From 1992 to 1998, Stern served as the Director of the Graduate Program in Historic Preservation at Columbia University GSAPP. During his tenure, he expanded the curriculum to embrace the preservation of architecture from the recent past, including buildings less than fifty years old. Under his leadership, preservation studios investigated significant works of New York architecture that had been overlooked by the Landmarks Preservation Commission, anticipating and at times influencing future city policy. In 1994–95, his teaching focused on Lower Manhattan, where he argued that “individual landmarking of isolated buildings may not be enough, the entire area should be designated a historic district.” A demanding teacher who led by example, Stern approached preservation with a rigor that transcended his well-known skepticism toward certain strains of Modernist architecture. As early as 1996, he and his GSAPP students urged the Landmarks Commission to recognize Park Avenue as a Modernist historic district—an action that, had it been adopted, might have prevented the recent demolition of SOM’s Union Carbide Building (1960–2019).

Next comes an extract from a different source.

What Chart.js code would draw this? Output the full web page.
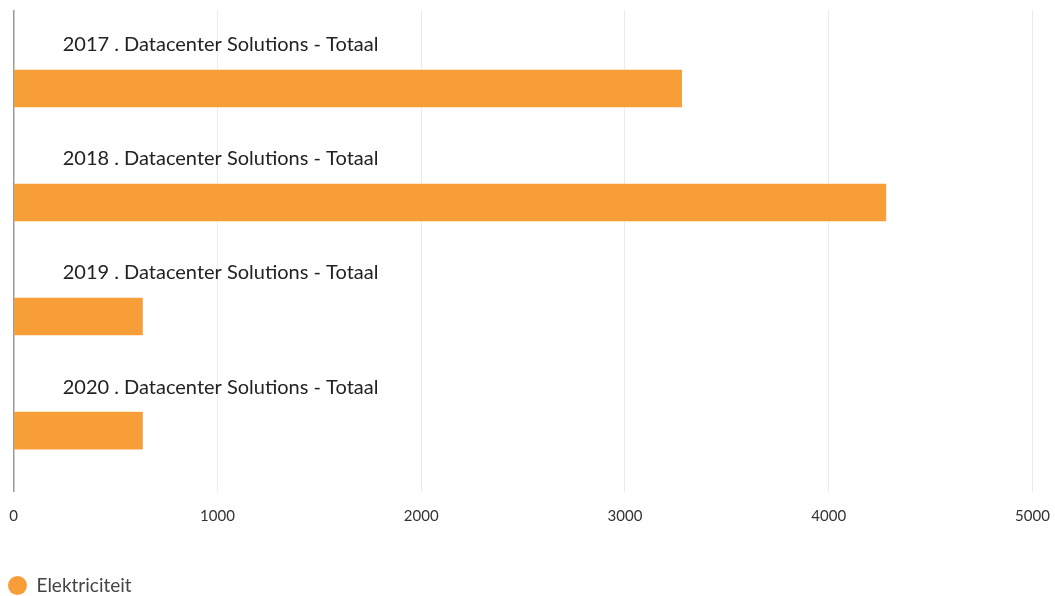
<!DOCTYPE html>
<html>
<head>
<meta charset="utf-8">
<script src="https://cdn.jsdelivr.net/npm/chart.js@4.4.1/dist/chart.umd.min.js"></script>
<style>
  html, body { margin: 0; padding: 0; background: #ffffff; }
  #wrap { width: 1055px; height: 596px; position: relative; }
</style>
</head>
<body>
<div id="wrap"><canvas id="c" width="1055" height="596"></canvas></div>
<script>
const categories = [
  "2017 . Datacenter Solutions - Totaal",
  "2018 . Datacenter Solutions - Totaal",
  "2019 . Datacenter Solutions - Totaal",
  "2020 . Datacenter Solutions - Totaal"
];
const seriesName = "Elektriciteit";
const elektriciteit = [3278, 4280, 632, 632];
const xTicks = [0, 1000, 2000, 3000, 4000, 5000];

const FONT = "Lato, 'Open Sans', sans-serif";

const categoryLabels = {
  id: 'categoryLabels',
  afterDatasetsDraw(chart) {
    const { ctx, chartArea, scales } = chart;
    ctx.save();
    ctx.font = "20px " + FONT;
    ctx.fillStyle = "#222222";
    ctx.textAlign = "left";
    ctx.textBaseline = "middle";
    categories.forEach((lab, i) => {
      const y = scales.y.getPixelForValue(i) - 43.5;
      ctx.fillText(lab, chartArea.left + 49, y);
    });
    ctx.restore();
  }
};

new Chart(document.getElementById('c'), {
  type: 'bar',
  data: {
    datasets: [{
      label: seriesName,
      data: elektriciteit.map((v, i) => ({ x: v, y: i })),
      backgroundColor: '#f79e38',
      borderWidth: 0,
      barThickness: 37
    }]
  },
  options: {
    indexAxis: 'y',
    responsive: false,
    animation: false,
    layout: { padding: { top: 10, left: 0, right: 0, bottom: -9 } },
    scales: {
      x: {
        type: 'linear',
        min: 0, max: 5000,
        afterBuildTicks: s => { s.ticks = xTicks.map(v => ({ value: v })); },
        afterFit: s => { s.paddingLeft = 13.7; s.paddingRight = 22.5; s.height = 76; },
        grid: {
          drawTicks: false,
          color: c => c.tick && c.tick.value === 0 ? '#9a9a9a' : '#ebebeb',
          lineWidth: c => c.tick && c.tick.value === 0 ? 1.5 : 1
        },
        border: { display: false },
        ticks: {
          padding: 15, color: '#333333',
          font: { family: FONT, size: 15 },
          callback: v => String(v)
        }
      },
      y: {
        type: 'linear',
        reverse: true,
        offset: false,
        min: -0.6886, max: 3.539,
        display: false
      }
    },
    plugins: {
      legend: {
        position: 'bottom',
        align: 'start',
        labels: {
          usePointStyle: true,
          pointStyle: 'circle',
          boxWidth: 19, boxHeight: 13.4,
          color: '#444444',
          font: { family: FONT, size: 19 },
          padding: 8
        }
      },
      tooltip: { enabled: false }
    }
  },
  plugins: [categoryLabels]
});
</script>
</body>
</html>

Unafraid of controversy, Stern was outspoken in defense of architectural heritage. He published pointed opinion pieces and did not hesitate to protest when he believed historic buildings were at risk. In 2017, he joined a public demonstration opposing the alteration of Philip Johnson’s AT&T Building, an effort that contributed to the building’s eventual landmark designation.
In 1977, parallel to his academic life as a Columbia GSAPP professor, he founded Robert A.M. Stern Architects. The firm’s work ranged from experimental early interiors to major cultural buildings and urban residential towers, projects that made him a defining figure in late-20th- and early-21st-century architectural culture.
His long deanship at the Yale School of Architecture (1998–2016) expanded his influence even further, shaping a generation of architects who experienced firsthand his passionate commitment to architecture.